**Provided information**
- - -

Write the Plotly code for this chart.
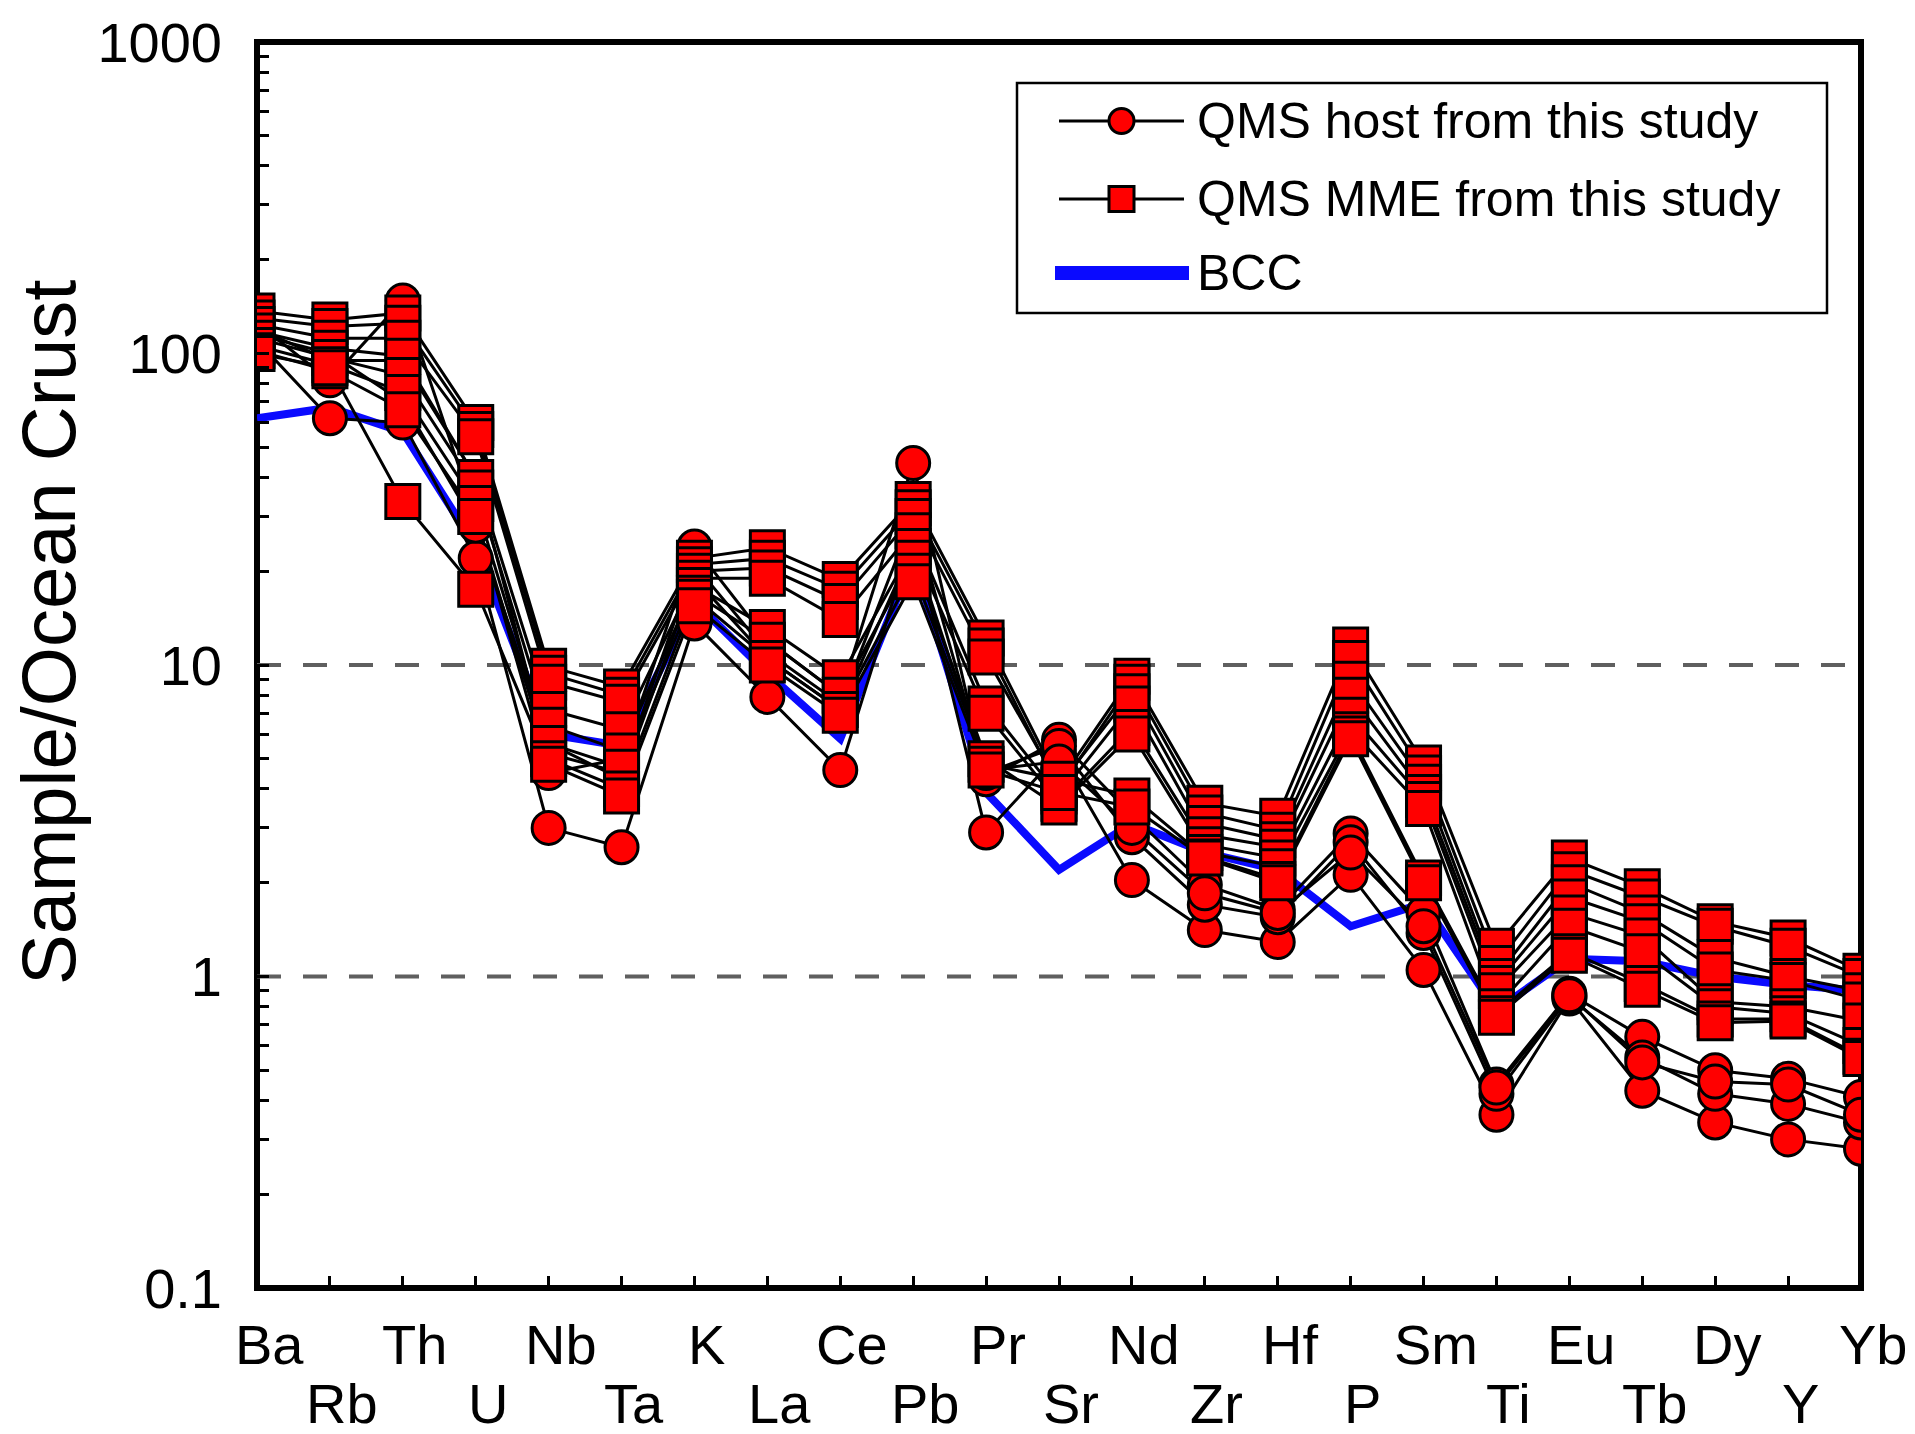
import plotly.graph_objects as go

# Trace elements, in spider-diagram order
ELEMENTS = ["Ba", "Rb", "Th", "U", "Nb", "Ta", "K", "La", "Ce", "Pb", "Pr", "Sr",
            "Nd", "Zr", "Hf", "P", "Sm", "Ti", "Eu", "Tb", "Dy", "Y", "Yb"]

# Bulk continental crust, normalised to ocean crust
BCC = [62, 67, 56, 24, 6.0, 5.5, 16, 9.4, 5.8, 22, 3.9, 2.2,
       3.1, 2.5, 2.2, 1.45, 1.72, 0.78, 1.14, 1.12, 1.0, 0.94, 0.9]

# QMS host samples (sample / ocean crust)
HOST_1 = [110, 62, 60, 22, 3.0, 2.6, 13.6, 7.9, 4.6, 26, 2.9, 5.2,
          2.04, 1.41, 1.29, 2.12, 1.05, 0.36, 0.85, 0.43, 0.34, 0.30, 0.28]
HOST_2 = [125, 82, 148, 30, 4.5, 5.0, 24, 12, 8.0, 44.5, 4.3, 5.75,
          3.3, 1.97, 1.64, 2.88, 1.6, 0.45, 0.88, 0.64, 0.50, 0.47, 0.41]
HOST_3 = [120, 95, 95, 40, 5.2, 4.5, 21, 11, 7.5, 30, 4.5, 5.5,
          2.8, 1.70, 1.55, 2.7, 1.38, 0.42, 0.86, 0.55, 0.42, 0.39, 0.34]
HOST_4 = [115, 100, 70, 28, 5.6, 4.3, 19, 10.5, 7.2, 24, 4.6, 4.9,
          3.0, 1.85, 1.6, 2.5, 1.45, 0.44, 0.87, 0.53, 0.46, 0.45, 0.36]

# QMS mafic microgranular enclaves (sample / ocean crust)
MME_1 = [137, 128, 135, 60, 9.9, 8.5, 22, 23.8, 18.8, 34, 12.2, 4.2,
         9.2, 3.6, 3.27, 11.6, 4.85, 1.25, 2.4, 1.94, 1.50, 1.33, 1.04]
MME_2 = [130, 122, 125, 57, 9.4, 8.0, 21, 22, 17.5, 32, 11.5, 4.0,
         8.8, 3.35, 2.95, 10.5, 4.5, 1.1, 2.2, 1.8, 1.45, 1.25, 1.0]
MME_3 = [124, 112, 112, 54, 8.8, 7.6, 20, 20.5, 16, 30, 10.6, 4.1,
         8.2, 3.1, 2.75, 9.0, 4.2, 1.0, 2.0, 1.6, 1.15, 1.0, 0.9]
MME_4 = [118, 104, 98, 40, 7.2, 6.2, 19, 19, 14, 27, 7.5, 3.8,
         7.5, 2.85, 2.6, 8.0, 3.9, 0.95, 1.8, 1.5, 1.05, 0.97, 0.84]
MME_5 = [112, 97, 85, 37, 6.4, 5.3, 18, 13.2, 9.1, 24, 7.0, 3.6,
         6.3, 2.65, 2.4, 6.9, 3.7, 0.9, 1.6, 1.35, 0.83, 0.80, 0.72]
MME_6 = [106, 92, 75, 33, 5.6, 4.7, 17, 12, 8.0, 22, 5.0, 3.5,
         6.0, 2.5, 2.25, 6.2, 3.46, 0.8, 1.45, 1.2, 0.80, 0.76, 0.60]
MME_7 = [102, 88, 66, 30, 5.0, 4.0, 16.5, 10.5, 7.2, 20, 4.8, 4.3,
         3.8, 2.42, 2.05, 6.0, 2.07, 0.76, 1.2, 0.95, 0.73, 0.73, 0.555]
MME_8 = [100, 90, 33.5, 17.5, 4.8, 3.8, 15.5, 10, 6.9, 18.5, 4.6, 3.9,
         3.5, 2.4, 2.0, 5.8, 2.0, 0.74, 1.17, 0.91, 0.71, 0.72, 0.545]

HOSTS = [HOST_1, HOST_2, HOST_3, HOST_4]
MMES = [MME_1, MME_2, MME_3, MME_4, MME_5, MME_6, MME_7, MME_8]

Y_TICKS = [0.1, 1, 10, 100, 1000]
Y_TICK_TEXT = ["0.1", "1", "10", "100", "1000"]
REF_LEVELS = [1, 10]

LEGEND_LABELS = ["QMS host from this study", "QMS MME from this study", "BCC"]

FONT = "Liberation Sans, Arial, Helvetica, sans-serif"
RED = "#ff0000"
BLUE = "#0a0aff"

W, H = 1915, 1434
ML, MR, MT, MB = 257, 54, 42, 146

fig = go.Figure()

# connecting lines first, so all symbols sit on top of them
fig.add_trace(go.Scatter(x=ELEMENTS, y=BCC, mode="lines",
                         line=dict(color=BLUE, width=8), showlegend=False,
                         hoverinfo="skip"))
for series in HOSTS + MMES:
    fig.add_trace(go.Scatter(x=ELEMENTS, y=series, mode="lines",
                             line=dict(color="black", width=3),
                             showlegend=False, hoverinfo="skip"))
for series in HOSTS:
    fig.add_trace(go.Scatter(x=ELEMENTS, y=series, mode="markers",
                             marker=dict(symbol="circle", size=33, color=RED,
                                         line=dict(color="black", width=3)),
                             showlegend=False))
for series in MMES:
    fig.add_trace(go.Scatter(x=ELEMENTS, y=series, mode="markers",
                             marker=dict(symbol="square", size=34, color=RED,
                                         line=dict(color="black", width=3)),
                             showlegend=False))

# ---- hand-built legend on a pixel-space overlay axis pair ----
LEG_BOX = (1017, 83, 1827, 313)
LEG_ROWS = [121, 199, 273]
LEG_LINE = (1059, 1184)
LEG_TEXT_X = 1195

for row, (label, sym) in enumerate(zip(LEGEND_LABELS, ["circle", "square", None])):
    y = LEG_ROWS[row]
    if sym is None:
        fig.add_trace(go.Scatter(x=[LEG_LINE[0] - 4, LEG_LINE[1] + 5], y=[y, y],
                                 mode="lines", line=dict(color=BLUE, width=14),
                                 xaxis="x2", yaxis="y2", showlegend=False,
                                 hoverinfo="skip"))
    else:
        fig.add_trace(go.Scatter(x=list(LEG_LINE), y=[y, y], mode="lines",
                                 line=dict(color="black", width=3),
                                 xaxis="x2", yaxis="y2", showlegend=False,
                                 hoverinfo="skip"))
        fig.add_trace(go.Scatter(x=[(LEG_LINE[0] + LEG_LINE[1]) / 2], y=[y],
                                 mode="markers",
                                 marker=dict(symbol=sym, size=25, color=RED,
                                             line=dict(color="black", width=3)),
                                 xaxis="x2", yaxis="y2", showlegend=False,
                                 hoverinfo="skip"))

shapes = [
    # plot frame
    dict(type="rect", xref="paper", yref="paper", x0=0, x1=1, y0=0, y1=1,
         line=dict(color="black", width=6), layer="below"),
    # legend box
    dict(type="rect", xref="x2", yref="y2", x0=LEG_BOX[0], y0=LEG_BOX[1],
         x1=LEG_BOX[2], y1=LEG_BOX[3], line=dict(color="black", width=2.5),
         fillcolor="white", layer="below"),
]
for lv in REF_LEVELS:
    shapes.append(dict(type="line", xref="paper", yref="y", x0=0, x1=1,
                       y0=lv, y1=lv, layer="below",
                       line=dict(color="#5f5f5f", width=4, dash="24px,22px")))

annotations = []
for i, el in enumerate(ELEMENTS):
    annotations.append(dict(x=el, y=0, xref="x", yref="paper", text=el,
                            showarrow=False, xanchor="center", yanchor="middle",
                            xshift=12, yshift=-56 if i % 2 == 0 else -115,
                            font=dict(family=FONT, size=56, color="black")))
for label, y in zip(LEGEND_LABELS, LEG_ROWS):
    annotations.append(dict(x=LEG_TEXT_X, y=y, xref="x2", yref="y2", text=label,
                            showarrow=False, xanchor="left", yanchor="middle",
                            font=dict(family=FONT, size=50, color="black")))
annotations.append(dict(x=0, y=(H - MB - 633) / (H - MB - MT), xref="paper",
                        yref="paper", xshift=-(ML - 48), text="Sample/Ocean Crust",
                        textangle=-90, showarrow=False, xanchor="center",
                        yanchor="middle",
                        font=dict(family=FONT, size=76, color="black")))

minor_vals = [m * 10 ** k for k in range(-1, 3) for m in range(2, 10)]

fig.update_layout(
    width=W, height=H,
    margin=dict(l=ML, r=MR, t=MT, b=MB, pad=0),
    paper_bgcolor="white", plot_bgcolor="white",
    showlegend=False,
    font=dict(family=FONT, color="black"),
    xaxis=dict(type="category", categoryorder="array", categoryarray=ELEMENTS,
               range=[0, len(ELEMENTS) - 1], showgrid=False, zeroline=False,
               showline=False, ticks="inside", ticklen=12, tickwidth=3,
               tickcolor="black", showticklabels=False),
    yaxis=dict(type="log", range=[-1, 3], tickvals=Y_TICKS, ticktext=Y_TICK_TEXT,
               showgrid=False, zeroline=False, showline=False,
               ticks="inside", ticklen=12, tickwidth=3, tickcolor="black",
               tickfont=dict(family=FONT, size=56, color="black"),
               ticklabelstandoff=34,
               minor=dict(tickvals=minor_vals, ticks="inside", ticklen=12,
                          tickwidth=3, tickcolor="black", showgrid=False)),
    xaxis2=dict(overlaying="x", range=[ML, W - MR], visible=False, fixedrange=True),
    yaxis2=dict(overlaying="y", range=[H - MB, MT], visible=False, fixedrange=True),
    shapes=shapes,
    annotations=annotations,
)

fig.write_html("out.html")
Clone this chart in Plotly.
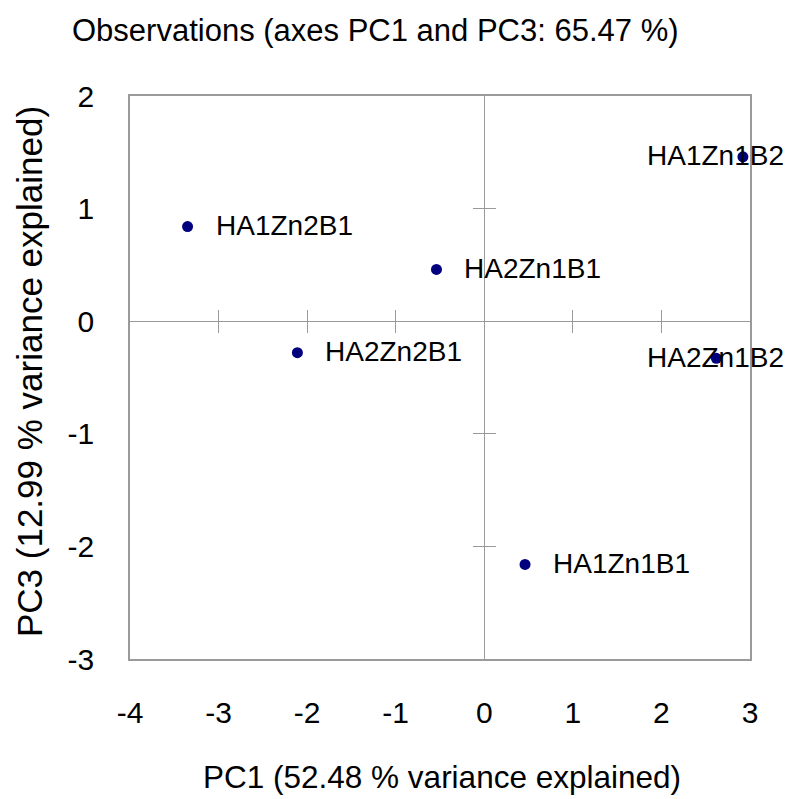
import plotly.graph_objects as go

# ---- data ----
obs_names = ["HA1Zn2B1", "HA2Zn2B1", "HA2Zn1B1", "HA1Zn1B2", "HA2Zn1B2", "HA1Zn1B1"]
pc1_vals = [-3.35, -2.11, -0.54, 2.92, 2.62, 0.46]
pc3_vals = [0.84, -0.28, 0.46, 1.46, -0.33, -2.16]

x_ticks = [-4, -3, -2, -1, 0, 1, 2, 3]
x_tick_labels = ["-4", "-3", "-2", "-1", "0", "1", "2", "3"]
y_ticks = [-3, -2, -1, 0, 1, 2]
y_tick_labels = ["-3", "-2", "-1", "0", "1", "2"]
x_cross_ticks = [-3, -2, -1, 1, 2]
y_cross_ticks = [-2, -1, 1]

title_text = "Observations (axes PC1 and PC3: 65.47 %)"
x_title = "PC1 (52.48 % variance explained)"
y_title = "PC3 (12.99 % variance explained)"

# label pixel offsets (style)
label_xshift = {"HA1Zn1B2": -98, "HA2Zn1B2": -71}

FONT = "Liberation Sans, Arial, sans-serif"
GRAY = "#9a9a9a"
NAVY = "#00007f"
XR = [-4, 3]
YR = [-3, 2]

fig = go.Figure()
fig.add_trace(go.Scatter(
    x=pc1_vals, y=pc3_vals, mode="markers",
    marker=dict(color=NAVY, size=11),
    hoverinfo="text", text=obs_names, showlegend=False,
))
# dummy traces so the cross-tick axes render
for xa, ya in [("x2", "y"), ("x3", "y"), ("x", "y2"), ("x", "y3")]:
    fig.add_trace(go.Scatter(x=[None], y=[None], xaxis=xa, yaxis=ya,
                             showlegend=False, hoverinfo="skip"))

for name, xv, yv in zip(obs_names, pc1_vals, pc3_vals):
    fig.add_annotation(x=xv, y=yv, xref="x", yref="y", text=name,
                       showarrow=False, xanchor="left", yanchor="middle",
                       xshift=label_xshift.get(name, 26), yshift=1,
                       font=dict(family=FONT, size=28, color="black"))

axis_common = dict(showgrid=False, zeroline=True, zerolinecolor=GRAY, zerolinewidth=1.3,
                   showline=True, linecolor=GRAY, linewidth=1.6, mirror=True,
                   ticks="", tickmode="array",
                   tickfont=dict(family=FONT, size=30, color="black"))

yfrac0 = (0 - YR[0]) / (YR[1] - YR[0])
xfrac0 = (0 - XR[0]) / (XR[1] - XR[0])

tick_common = dict(showgrid=False, zeroline=False, showline=False, showticklabels=False,
                   ticklen=11, tickcolor=GRAY, tickwidth=1.3, tickmode="array")

fig.update_layout(
    width=785, height=799,
    margin=dict(l=130, r=35, t=96, b=140),
    paper_bgcolor="white", plot_bgcolor="white",
    xaxis=dict(range=XR, tickvals=x_ticks, ticktext=x_tick_labels,
               ticklabelstandoff=26, **axis_common),
    yaxis=dict(range=YR, tickvals=y_ticks, ticktext=y_tick_labels,
               ticklabelstandoff=28, **axis_common),
    xaxis2=dict(range=XR, overlaying="x", anchor="free", position=yfrac0,
                tickvals=x_cross_ticks, ticks="outside", **tick_common),
    xaxis3=dict(range=XR, overlaying="x", anchor="free", position=yfrac0,
                tickvals=x_cross_ticks, ticks="inside", **tick_common),
    yaxis2=dict(range=YR, overlaying="y", anchor="free", position=xfrac0,
                tickvals=y_cross_ticks, ticks="outside", **tick_common),
    yaxis3=dict(range=YR, overlaying="y", anchor="free", position=xfrac0,
                tickvals=y_cross_ticks, ticks="inside", **tick_common),
)

fig.add_annotation(text=title_text, xref="paper", yref="paper", x=0.396, y=1.117,
                   showarrow=False, xanchor="center", yanchor="middle",
                   font=dict(family=FONT, size=31, color="black"))
fig.add_annotation(text=x_title, xref="paper", yref="paper", x=0.503, y=-0.21,
                   showarrow=False, xanchor="center", yanchor="middle",
                   font=dict(family=FONT, size=31.5, color="black"))
fig.add_annotation(text=y_title, xref="paper", yref="paper", x=-0.161, y=0.51,
                   showarrow=False, xanchor="center", yanchor="middle", textangle=-90,
                   font=dict(family=FONT, size=35, color="black"))

fig.write_html("out.html", config={"displayModeBar": False},
               post_script="document.body.style.margin='0';document.body.style.padding='0';")
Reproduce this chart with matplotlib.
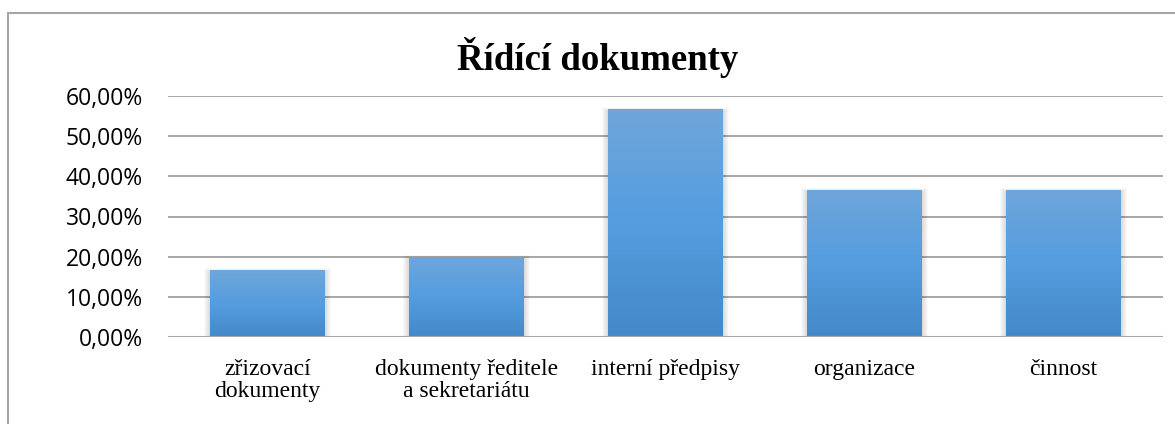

- - -

**Request**
With all pictures left out, please transcribe exactly the lines from the start of the material through the line with "3.1, 2.5, 2.2, 1.45, 1.72, 0.78, 1.14, 1.12, 1.0, 0.94, 0.9]".

**Solution for this task**
Write the Plotly code for this chart.
import plotly.graph_objects as go

# Trace elements, in spider-diagram order
ELEMENTS = ["Ba", "Rb", "Th", "U", "Nb", "Ta", "K", "La", "Ce", "Pb", "Pr", "Sr",
            "Nd", "Zr", "Hf", "P", "Sm", "Ti", "Eu", "Tb", "Dy", "Y", "Yb"]

# Bulk continental crust, normalised to ocean crust
BCC = [62, 67, 56, 24, 6.0, 5.5, 16, 9.4, 5.8, 22, 3.9, 2.2,
       3.1, 2.5, 2.2, 1.45, 1.72, 0.78, 1.14, 1.12, 1.0, 0.94, 0.9]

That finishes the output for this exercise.